2) It is one thing to omit them for a time, and another to do it ordinarily.
3) It is one thing to omit them in formal obedience to the law; and another thing to omit them in prudence, or for necessity, because we cannot keep them.
4) The assembly and the circumstances of the assembly must be distinguished.
(1.) If the magistrate for a greater good, (as the common safety,) forbid church-assemblies in a time of pestilence, assault of enemies, or fire, or the like necessity, it is a duty to obey him. 1. Because positive duties give place to those great natural duties which are their end: so Christ justified himself and his disciples’ violation of the external rest of the sabbath. “For the sabbath was made for man, and not man for the sabbath.”2. Because affirmatives bind not ‘ad semper,’ and out-of-season duties become sins.3. Because one Lord’s day or assembly is not to be preferred before many, which by the omission of that one are like to be obtained.

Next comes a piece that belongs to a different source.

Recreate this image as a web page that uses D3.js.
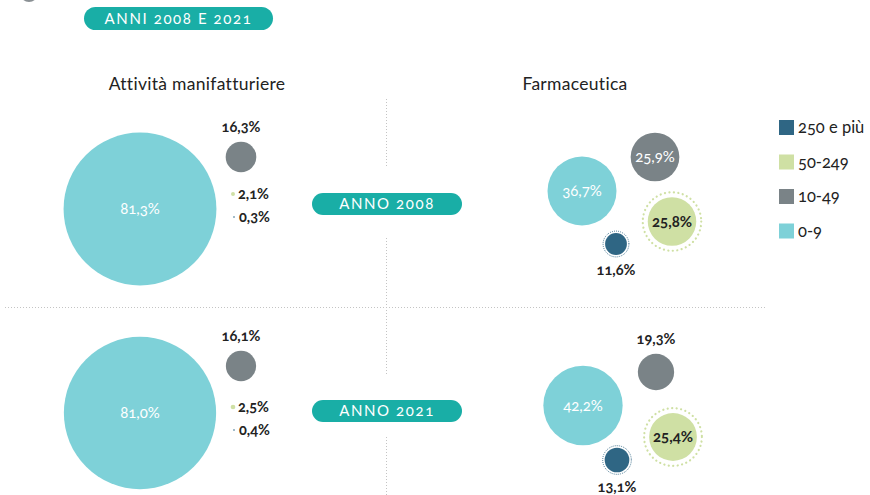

(2.) If princes profanely forbid holy assemblies and public worship, either statedly, or as a renunciation of Christ and our religion ; it is not lawful formally to obey them.
(3.) But it is lawful prudently to do that secretly for the present necessity, which we cannot do publicly, and to do that with smaller numbers, which we cannot do with greater assemblies, yea, and to omit some assemblies for a time, that we may thereby have opportunity for more: which is not formal but only material obedience.